I fear that there are many within the Christian Church today who are like those cheering spectators. Jesus says, ‘I am the Christ’ And we shout, ‘We believe! We believe!’ Jesus says, ‘I am the bread of life’ And again we shout, ‘We believe! We believe!’ But then Jesus challenges us to act upon our belief and we suddenly become silent.
It appears that there are at least two kinds of belief. There is belief that merely agrees with information provided, and there is belief that actively submits to the information provided. It is the latter of these two that Jesus calls for, and it is the latter of these two that truly honours.
Again, by way of illustration, I think of those times when I am visiting a parishioner in their home. Quite often, my visits immediately follow lunch and so if I am offered cookies to go with my tea, I sometimes need to decline. I say something like, ‘These shortbread cookies look very appealing, and I am sure that they taste great, but I am already full and so I must pass.’ In this instance, my expression of belief in the tastiness of the cookies is polite, but it is nonetheless lacking.

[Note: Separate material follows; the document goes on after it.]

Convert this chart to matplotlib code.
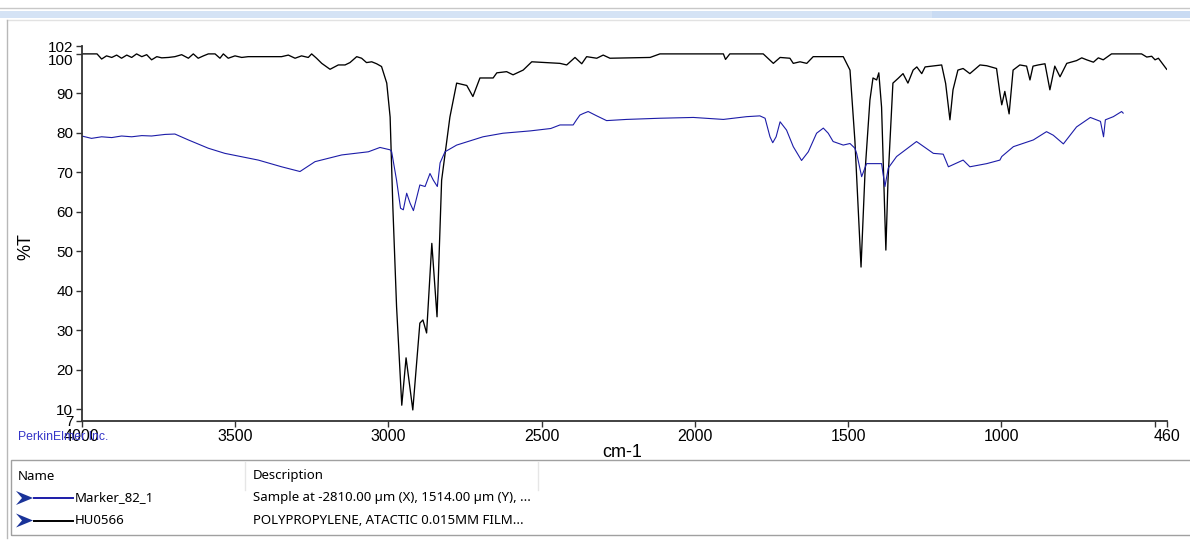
import matplotlib
matplotlib.use("Agg")
import matplotlib.pyplot as plt
from matplotlib.lines import Line2D
from matplotlib.patches import Rectangle, Polygon

# HU0566 reference spectrum (black), wavenumber cm-1 / %T
black_wn = [4000, 3950, 3935, 3919, 3902, 3886, 3870, 3853, 3837, 3821, 3804, 3788,
            3772, 3755, 3739, 3717, 3696, 3674, 3652, 3636, 3620, 3603, 3587, 3565,
            3549, 3538, 3522, 3500, 3478, 3457, 3348, 3326, 3304, 3283, 3261, 3250,
            3234, 3217, 3190, 3163, 3141, 3125, 3103, 3087, 3071, 3054, 3038, 3022,
            3005, 2994, 2985, 2973, 2956, 2942, 2920, 2897, 2887, 2875, 2858, 2841,
            2826, 2799, 2777, 2744, 2724, 2701, 2658, 2646, 2614, 2593, 2560, 2532,
            2440, 2418, 2391, 2369, 2353, 2320, 2299, 2277, 2146, 2114, 1907, 1900,
            1886, 1777, 1744, 1722, 1690, 1679, 1657, 1635, 1614, 1516, 1494, 1478,
            1458, 1445, 1429, 1419, 1407, 1400, 1391, 1383, 1377, 1370, 1354, 1337,
            1321, 1305, 1288, 1276, 1260, 1249, 1195, 1182, 1168, 1158, 1142, 1125,
            1103, 1070, 1048, 1016, 1005, 999, 989, 975, 962, 940, 918, 907, 897,
            880, 858, 842, 826, 809, 787, 755, 738, 722, 700, 684, 668, 641, 543,
            526, 510, 499, 488, 461]
black_t = [100, 100, 98.7, 99.5, 99.1, 99.7, 98.9, 99.7, 99.1, 100, 99.3, 99.8,
           98.5, 99.3, 99.0, 99.1, 99.3, 99.8, 98.9, 100, 98.9, 99.5, 100, 100,
           98.9, 100, 98.9, 99.5, 99.1, 99.3, 99.3, 99.7, 98.9, 99.5, 99.1, 100,
           98.9, 97.6, 96.1, 97.2, 97.2, 97.8, 99.3, 98.9, 97.8, 98.0, 97.5, 96.8,
           92.6, 84.0, 61.0, 36.0, 11.0, 23.0, 9.8, 31.8, 32.6, 29.3, 52.0, 33.4,
           68.0, 84.0, 92.6, 92.0, 89.2, 93.9, 93.9, 95.2, 95.5, 94.7, 95.9, 98.0,
           97.6, 97.2, 99.1, 97.5, 99.3, 98.9, 99.7, 98.9, 99.1, 100, 100, 98.6,
           100, 100, 97.6, 99.1, 98.9, 97.6, 98.0, 97.6, 99.3, 99.3, 95.9, 78.0,
           46.0, 70.0, 88.3, 93.9, 93.4, 95.2, 86.5, 65.5, 50.3, 68.0, 92.6, 93.8,
           95.0, 92.6, 95.9, 96.7, 95.0, 96.7, 97.2, 92.5, 83.3, 90.9, 95.9, 96.3,
           95.0, 97.2, 97.0, 96.3, 90.0, 87.1, 90.5, 84.8, 95.9, 97.2, 96.9, 93.4, 96.9,
           97.2, 97.5, 90.9, 96.9, 94.2, 97.6, 98.3, 99.0, 98.5, 97.9, 99.0, 98.5, 100, 100,
           99.2, 99.4, 98.5, 98.9, 96.1]

# Marker_82_1 sample spectrum (blue)
blue_wn = [4000, 3968, 3935, 3902, 3870, 3837, 3804, 3772, 3728, 3696, 3652, 3587,
           3533, 3424, 3348, 3288, 3239, 3152, 3065, 3027, 2994, 2989, 2973, 2960,
           2951, 2940, 2929, 2918, 2897, 2880, 2864, 2853, 2840, 2831, 2815, 2777,
           2691, 2626, 2536, 2470, 2440, 2397, 2386, 2375, 2364, 2348, 2320, 2288,
           2223, 2114, 2005, 1907, 1831, 1788, 1771, 1755, 1746, 1735, 1722, 1701,
           1679, 1652, 1630, 1603, 1581, 1565, 1549, 1516, 1494, 1478, 1472, 1456,
           1440, 1391, 1380, 1369, 1342, 1277, 1222, 1190, 1173, 1125, 1103, 1048,
           1005, 999, 961, 896, 853, 831, 798, 755, 710, 677, 667, 661, 635, 608, 603]
blue_t = [79.2, 78.6, 79.0, 78.8, 79.2, 79.0, 79.3, 79.2, 79.6, 79.7, 78.2, 76.1,
          74.8, 73.1, 71.4, 70.2, 72.7, 74.4, 75.2, 76.3, 75.7, 75.2, 68.0, 60.9,
          60.5, 64.7, 62.2, 60.3, 66.8, 66.4, 69.7, 68.0, 66.4, 72.4, 75.2, 76.9,
          79.0, 79.9, 80.5, 81.1, 82.0, 82.0, 83.3, 84.5, 84.9, 85.4, 84.3, 83.1,
          83.4, 83.7, 83.9, 83.4, 84.1, 84.3, 83.7, 79.0, 77.5, 79.0, 82.8, 80.7,
          76.5, 73.0, 75.2, 79.9, 81.2, 79.9, 77.8, 76.9, 77.3, 76.1, 74.7, 68.9,
          72.2, 72.2, 66.4, 71.1, 74.0, 77.8, 74.8, 74.6, 71.4, 73.1, 71.4, 72.2,
          73.1, 74.0, 76.5, 78.2, 80.3, 79.4, 77.2, 81.5, 83.9, 82.9, 79.0, 83.3, 84.1, 85.4, 85.0]

x_ticks = [4000, 3500, 3000, 2500, 2000, 1500, 1000, 500, 460]
x_labels = ['4000', '3500', '3000', '2500', '2000', '1500', '1000', '', '460']
y_ticks = [7, 10, 20, 30, 40, 50, 60, 70, 80, 90, 100, 102]

names = ['Marker_82_1', 'HU0566']
descriptions = ['Sample at -2810.00 µm (X), 1514.00 µm (Y), ...',
                'POLYPROPYLENE, ATACTIC 0.015MM FILM...']
colors = ['#1c1ca8', '#000000']

W, H = 1190, 540
plt.rcParams['font.family'] = ['Liberation Sans', 'DejaVu Sans']

fig = plt.figure(figsize=(W / 100, H / 100), dpi=100)


def fx(x):
    return x / W


def fy(y):
    return 1 - y / H


ax = fig.add_axes([fx(81.7), fy(421), fx(1167) - fx(81.7), fy(46) - fy(421)])
ax.plot(black_wn, black_t, color=colors[1], lw=0.95)
ax.plot(blue_wn, blue_t, color=colors[0], lw=0.8)
ax.set_xlim(4000, 460)
ax.set_ylim(7, 102)
ax.set_xticks(x_ticks)
ax.set_xticklabels(x_labels)
ax.set_yticks(y_ticks)
ax.tick_params(labelsize=11.5, length=4, width=1, color='#333333', pad=2)
ax.tick_params(axis='y', labelsize=11)
# 100 sits just under the crowded 102 label, as in the original
ax.get_yticklabels()[y_ticks.index(100)].set_verticalalignment('top')
for s in ['top', 'right']:
    ax.spines[s].set_visible(False)
for s in ['left', 'bottom']:
    ax.spines[s].set_color('#333333')
    ax.spines[s].set_linewidth(1.3)
ax.set_xlabel('cm-1', fontsize=13)
ax.set_ylabel('%T', fontsize=13)
ax.xaxis.set_label_coords((622 - 81.7) / (1167 - 81.7), -(444 - 421) / (421 - 46))
ax.yaxis.set_label_coords(-(81.7 - 34) / (1167 - 81.7), (421 - 247) / (421 - 46))

fig.text(fx(18), fy(437), 'PerkinElmer Inc.', color='#3535c8', fontsize=8.8, va='center')

# window chrome
fig.add_artist(Line2D([0, 1], [fy(8), fy(8)], color='#c8c8c8', lw=1))
fig.add_artist(Rectangle((0, fy(18)), fx(932), fy(11) - fy(18), color='#d5e3f5', lw=0))
fig.add_artist(Rectangle((fx(932), fy(18)), 1 - fx(932), fy(11) - fy(18), color='#c9dbf3', lw=0))
fig.add_artist(Line2D([fx(7), 1], [fy(20), fy(20)], color='#e2e2e2', lw=1))
fig.add_artist(Line2D([fx(7), fx(7)], [fy(20), fy(538)], color='#b8b8b8', lw=1))

# legend table
fig.add_artist(Rectangle((fx(10.5), fy(535)), 1.0, fy(460) - fy(535), fill=False,
                         edgecolor='#a0a0a0', lw=1))
for cx in [245, 538]:
    fig.add_artist(Line2D([fx(cx), fx(cx)], [fy(462), fy(490)], color='#e6e6e6', lw=1))
tfont = ['Noto Sans', 'DejaVu Sans']
fig.text(fx(18), fy(476), 'Name', fontsize=9.5, family=tfont, va='center')
fig.text(fx(253), fy(476), 'Description', fontsize=9.5, family=tfont, va='center')
for i, (nm, ds, c) in enumerate(zip(names, descriptions, colors)):
    yc = 498 + i * 22.5
    fig.add_artist(Polygon([(fx(16), fy(yc - 7)), (fx(33), fy(yc)), (fx(16), fy(yc + 7)),
                            (fx(22), fy(yc))], closed=True, color='#1a3399', lw=0))
    fig.add_artist(Line2D([fx(34), fx(73)], [fy(yc), fy(yc)], color=c, lw=1.4))
    fig.text(fx(75), fy(yc), nm, fontsize=9.5, family=tfont, va='center')
    fig.text(fx(253), fy(yc), ds, fontsize=9.5, family=tfont, va='center')

fig.savefig('out.png', dpi=100)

For my expression of belief in the tastiness of the cookies to most meaningful, for my expression of belief to honour the host, I must taste the cookies.
In a similar manner, I suspect there may be people who articulate an esteem for the things of Christ—people who would concur with the importance of religious devotion, but who—for whatever reason—are unwilling to taste of the bread that Jesus offers.
Perhaps what is necessary, before we can appropriate what Christ provides, is we have to give up something. If I am to have room for shortbread cookies, I should probably give up having second helpings at lunch. Similarly, if we are to enjoy the bread that Jesus offers, we should be ready to put aside our other pursuits.
Jesus does not present Himself and His benefits as something we can add on. Jesus presents Himself and His benefits in exchange for our current priorities. Jesus says, “Do not work for the food which perishes, but for the food which endures to eternal life” (6:27). He warns us elsewhere, “No one can serve two masters” (Mt. 6:24). And, again, in Matthew’s Gospel, Jesus asks, “What will a man give in exchange for his soul?” (Mt. 16:26).
Each of these verses implies that there is a choice to be made between the things that compete for our devotion. Clearly, Jesus wants us to choose Him as the supreme priority of our lives. To this end, Jesus chooses appropriate images of bread and water. In the ancient world, if you didn’t have bread and water, you would die. By choosing these images Jesus was claiming to be the One whom men and women could not live without.
I fear that some people don’t view Jesus this way. I fear that some see Jesus as the icing on the cake—that is, we’ve got enough to satisfy us, but adding Jesus gives life a little extra zip.
No, without Jesus, we perish. If we want life; if we want ultimate satisfaction, we must seek that in Christ.
Now, most of us, I presume, can point to a day—or to a time in our life, when we earnestly sought Christ. We recall a day when we tasted the living bread and were satisfied. What has it been like for you since that day?
Because those with whom Jesus spoke would have viewed bread as something to be eaten daily. The prayer, “Give us this day our daily bread” would have been prayed in a very literal sense. The disciples were instructed to pray each day for literal bread that would nourish their physical bodies.
And then Jesus expands our understanding of bread: "I am the bread of life; he who comes to me shall not hunger, and He who believes in Me shall never thirst"(6:35).
Those things that provide us with the taste of the living bread—prayer, Bible reading, corporate worship, and Christian fellowship—these are things to be sought as often as possible.
It is not enough to esteem these practices; it is not enough to say Christ is the supreme One and to cheer Him on. The bread of life is not to be admired—the bread of life is to be tasted.
Tasting the living bread is how we best honour the Host of the Universe. Tasting the living bread is the way to bring satisfaction to your soul. Amen.